Extracted data.
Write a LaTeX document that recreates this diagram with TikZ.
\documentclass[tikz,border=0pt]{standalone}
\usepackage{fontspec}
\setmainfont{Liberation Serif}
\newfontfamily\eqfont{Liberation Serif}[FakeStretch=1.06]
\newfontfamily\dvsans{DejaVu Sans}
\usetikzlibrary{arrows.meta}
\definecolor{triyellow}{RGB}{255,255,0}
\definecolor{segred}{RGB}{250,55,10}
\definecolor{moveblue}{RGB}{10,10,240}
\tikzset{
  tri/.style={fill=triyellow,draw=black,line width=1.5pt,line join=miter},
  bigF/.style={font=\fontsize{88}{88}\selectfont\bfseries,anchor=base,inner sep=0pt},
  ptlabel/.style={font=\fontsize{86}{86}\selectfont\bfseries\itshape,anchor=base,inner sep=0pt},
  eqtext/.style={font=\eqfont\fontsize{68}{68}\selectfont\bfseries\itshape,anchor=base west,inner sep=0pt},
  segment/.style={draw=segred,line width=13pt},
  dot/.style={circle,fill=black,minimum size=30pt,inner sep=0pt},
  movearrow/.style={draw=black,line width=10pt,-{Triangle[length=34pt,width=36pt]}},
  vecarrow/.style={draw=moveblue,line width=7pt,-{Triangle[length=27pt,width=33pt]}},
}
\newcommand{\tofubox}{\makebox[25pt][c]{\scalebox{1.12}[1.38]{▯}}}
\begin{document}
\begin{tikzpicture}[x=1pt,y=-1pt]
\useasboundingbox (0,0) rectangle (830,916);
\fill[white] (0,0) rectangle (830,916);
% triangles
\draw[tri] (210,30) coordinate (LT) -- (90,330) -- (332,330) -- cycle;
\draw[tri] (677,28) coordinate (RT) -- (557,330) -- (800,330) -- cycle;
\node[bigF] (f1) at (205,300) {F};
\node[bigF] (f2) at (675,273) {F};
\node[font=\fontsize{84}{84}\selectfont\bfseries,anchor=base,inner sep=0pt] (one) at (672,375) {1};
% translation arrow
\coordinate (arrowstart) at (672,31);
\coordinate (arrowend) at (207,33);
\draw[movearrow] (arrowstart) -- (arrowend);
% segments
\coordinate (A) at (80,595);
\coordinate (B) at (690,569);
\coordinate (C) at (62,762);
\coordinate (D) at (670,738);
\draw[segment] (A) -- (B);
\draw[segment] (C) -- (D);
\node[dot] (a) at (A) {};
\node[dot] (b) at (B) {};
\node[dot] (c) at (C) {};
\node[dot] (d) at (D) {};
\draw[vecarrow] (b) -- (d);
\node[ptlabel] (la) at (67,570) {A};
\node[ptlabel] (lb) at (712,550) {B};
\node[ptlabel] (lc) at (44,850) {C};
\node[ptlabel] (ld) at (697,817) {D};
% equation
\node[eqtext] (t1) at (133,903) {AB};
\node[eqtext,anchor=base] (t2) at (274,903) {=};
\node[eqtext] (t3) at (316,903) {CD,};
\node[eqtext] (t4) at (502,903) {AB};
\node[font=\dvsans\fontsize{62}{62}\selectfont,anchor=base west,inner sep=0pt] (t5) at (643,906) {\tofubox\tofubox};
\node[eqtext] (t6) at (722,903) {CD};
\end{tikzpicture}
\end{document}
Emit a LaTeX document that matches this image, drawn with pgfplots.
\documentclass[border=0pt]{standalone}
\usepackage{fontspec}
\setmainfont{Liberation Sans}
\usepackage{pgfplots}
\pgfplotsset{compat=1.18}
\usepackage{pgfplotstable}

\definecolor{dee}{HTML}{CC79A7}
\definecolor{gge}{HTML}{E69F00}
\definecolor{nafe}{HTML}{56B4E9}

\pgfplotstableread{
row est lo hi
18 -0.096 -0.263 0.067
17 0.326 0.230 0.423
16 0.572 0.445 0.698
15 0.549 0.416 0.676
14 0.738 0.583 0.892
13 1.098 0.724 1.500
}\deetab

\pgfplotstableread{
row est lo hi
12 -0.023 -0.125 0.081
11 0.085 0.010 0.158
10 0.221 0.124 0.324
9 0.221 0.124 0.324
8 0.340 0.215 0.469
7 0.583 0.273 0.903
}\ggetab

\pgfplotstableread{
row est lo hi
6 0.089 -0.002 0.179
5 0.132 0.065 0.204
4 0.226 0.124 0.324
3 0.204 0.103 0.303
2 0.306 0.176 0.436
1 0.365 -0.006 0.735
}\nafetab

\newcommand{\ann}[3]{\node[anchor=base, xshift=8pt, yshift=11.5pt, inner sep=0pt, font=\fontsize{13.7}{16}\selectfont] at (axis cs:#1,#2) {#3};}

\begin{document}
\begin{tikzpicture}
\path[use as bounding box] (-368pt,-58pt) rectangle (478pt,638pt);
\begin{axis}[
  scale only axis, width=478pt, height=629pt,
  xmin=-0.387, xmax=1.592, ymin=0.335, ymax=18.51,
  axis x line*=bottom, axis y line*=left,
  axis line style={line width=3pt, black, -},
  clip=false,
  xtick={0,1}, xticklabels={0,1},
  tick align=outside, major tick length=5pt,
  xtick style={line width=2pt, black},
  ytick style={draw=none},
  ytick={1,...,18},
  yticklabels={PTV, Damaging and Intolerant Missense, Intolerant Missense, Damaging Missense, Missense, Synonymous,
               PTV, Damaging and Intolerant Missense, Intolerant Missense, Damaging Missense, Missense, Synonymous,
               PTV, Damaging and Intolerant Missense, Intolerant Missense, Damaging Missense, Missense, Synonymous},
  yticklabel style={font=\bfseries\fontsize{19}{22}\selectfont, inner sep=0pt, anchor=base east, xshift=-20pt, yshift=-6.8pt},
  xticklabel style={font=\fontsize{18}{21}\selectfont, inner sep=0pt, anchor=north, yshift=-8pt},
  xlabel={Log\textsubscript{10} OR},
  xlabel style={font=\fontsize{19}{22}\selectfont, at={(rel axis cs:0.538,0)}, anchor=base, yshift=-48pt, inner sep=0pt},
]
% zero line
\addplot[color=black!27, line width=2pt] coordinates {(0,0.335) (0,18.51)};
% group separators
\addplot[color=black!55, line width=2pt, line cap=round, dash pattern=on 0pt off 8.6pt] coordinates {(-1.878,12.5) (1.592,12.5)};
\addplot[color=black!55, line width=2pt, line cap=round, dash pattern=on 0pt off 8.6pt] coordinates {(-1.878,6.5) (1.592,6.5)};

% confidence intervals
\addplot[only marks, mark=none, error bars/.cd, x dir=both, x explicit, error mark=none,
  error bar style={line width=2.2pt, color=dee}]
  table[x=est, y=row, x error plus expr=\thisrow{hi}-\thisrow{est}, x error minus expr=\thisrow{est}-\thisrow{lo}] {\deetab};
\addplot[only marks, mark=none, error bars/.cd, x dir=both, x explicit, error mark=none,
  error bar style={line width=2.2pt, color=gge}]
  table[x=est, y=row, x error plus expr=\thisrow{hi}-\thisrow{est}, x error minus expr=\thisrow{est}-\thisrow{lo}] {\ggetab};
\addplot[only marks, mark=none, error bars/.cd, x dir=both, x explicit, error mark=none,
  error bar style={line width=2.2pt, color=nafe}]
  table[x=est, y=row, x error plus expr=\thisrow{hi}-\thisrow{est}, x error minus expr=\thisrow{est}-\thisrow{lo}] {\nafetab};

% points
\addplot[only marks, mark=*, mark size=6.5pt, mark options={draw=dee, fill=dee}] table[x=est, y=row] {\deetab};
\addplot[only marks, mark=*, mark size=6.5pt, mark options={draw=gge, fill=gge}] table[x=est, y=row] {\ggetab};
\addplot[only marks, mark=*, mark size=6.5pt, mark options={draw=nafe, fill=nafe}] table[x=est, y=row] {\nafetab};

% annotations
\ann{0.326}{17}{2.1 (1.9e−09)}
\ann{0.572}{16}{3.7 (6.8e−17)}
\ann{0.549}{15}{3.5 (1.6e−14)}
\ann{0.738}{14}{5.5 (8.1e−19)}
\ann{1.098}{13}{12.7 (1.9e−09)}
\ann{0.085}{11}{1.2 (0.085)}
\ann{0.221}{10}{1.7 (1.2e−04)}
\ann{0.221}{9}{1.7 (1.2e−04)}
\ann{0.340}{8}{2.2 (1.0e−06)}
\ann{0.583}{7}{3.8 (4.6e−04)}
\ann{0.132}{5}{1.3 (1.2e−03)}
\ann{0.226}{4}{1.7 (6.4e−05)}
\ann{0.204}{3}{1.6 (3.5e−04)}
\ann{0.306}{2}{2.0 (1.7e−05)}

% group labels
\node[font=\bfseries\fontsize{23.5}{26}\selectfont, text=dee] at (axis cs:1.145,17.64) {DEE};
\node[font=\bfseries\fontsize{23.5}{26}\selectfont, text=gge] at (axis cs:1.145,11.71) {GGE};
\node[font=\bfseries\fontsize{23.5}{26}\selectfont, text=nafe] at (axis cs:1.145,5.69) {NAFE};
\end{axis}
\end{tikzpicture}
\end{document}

Given problem.
Copy out exactly the lines running from the one with "Emit a LaTeX" to the one with "xshift=8pt, yshift=11.5pt, inner", including both ends, and nothing more.

Response to this task.
Emit a LaTeX document that matches this image, drawn with pgfplots.
\documentclass[border=0pt]{standalone}
\usepackage{fontspec}
\setmainfont{Liberation Sans}
\usepackage{pgfplots}
\pgfplotsset{compat=1.18}
\usepackage{pgfplotstable}

\definecolor{dee}{HTML}{CC79A7}
\definecolor{gge}{HTML}{E69F00}
\definecolor{nafe}{HTML}{56B4E9}

\pgfplotstableread{
row est lo hi
18 -0.096 -0.263 0.067
17 0.326 0.230 0.423
16 0.572 0.445 0.698
15 0.549 0.416 0.676
14 0.738 0.583 0.892
13 1.098 0.724 1.500
}\deetab

\pgfplotstableread{
row est lo hi
12 -0.023 -0.125 0.081
11 0.085 0.010 0.158
10 0.221 0.124 0.324
9 0.221 0.124 0.324
8 0.340 0.215 0.469
7 0.583 0.273 0.903
}\ggetab

\pgfplotstableread{
row est lo hi
6 0.089 -0.002 0.179
5 0.132 0.065 0.204
4 0.226 0.124 0.324
3 0.204 0.103 0.303
2 0.306 0.176 0.436
1 0.365 -0.006 0.735
}\nafetab

\newcommand{\ann}[3]{\node[anchor=base, xshift=8pt, yshift=11.5pt, inner sep=0pt, font=\fontsize{13.7}{16}\selectfont] at (axis cs:#1,#2) {#3};}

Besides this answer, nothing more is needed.